In versions prior to 1.2, every object on the heap is in one of three states from the perspective of the garbage collector: reachable, resurrectable, or unreachable. An object is in the reachable state if the garbage collector can "reach" the object by tracing out the graph of object references starting with the root nodes. Every object begins its life in the reachable state, and stays reachable so long as the program maintains at least one reachable reference to the object. As soon as the program releases all references to an object, however, the object becomes resurrectable.

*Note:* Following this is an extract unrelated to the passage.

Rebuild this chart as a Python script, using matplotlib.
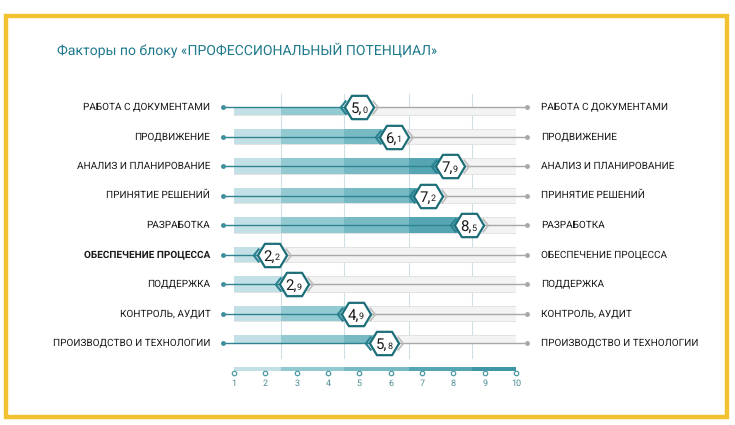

An object is in the resurrectable state if it is not currently reachable by tracing the graph of references starting with the root nodes, but could potentially be made reachable again later when the garbage collector executes some finalizer. All objects, not just objects that declare a finalize() method, pass through the resurrectable state. As mentioned in the previous section, the finalizer for an object may "resurrect" itself or any other resurrectable object by making the objects reachable again. Because any object in the resurrectable state could potentially be made reachable again by its own or some other object's finalize() method, the garbage collector cannot reclaim the memory occupied by a resurrectable object before it makes certain the object won't be brought back to life through the execution of a finalizer. By running the finalizers of all resurrectable objects that declare a finalize() method, the garbage collector will transform the state of all resurrectable objects, either back to the reachable state (for objects that get resurrected), or forward to the unreachable state.

The unreachable state indicates not only that an object is no longer reachable, but also that the object cannot be made reachable again through the execution of some finalizer. Unreachable objects can no longer have any affect on the running program. The garbage collector, therefore, is free to reclaim the memory they occupy.

In version 1.2, the three original reachability states -- reachable, resurrectable, and unreachable -- were augmented by three new states: softly, weakly, and phantom reachable. Because these three new states represent three new (progressively weaker) kinds of reachability, the state known simply as "reachable" in versions prior to 1.2 is called "strongly reachable" starting with 1.2. Any object referenced directly from a root node, such as a local variable, is strongly reachable. Likewise, any object referenced directly from an instance variable of a strongly reachable object is strongly reachable.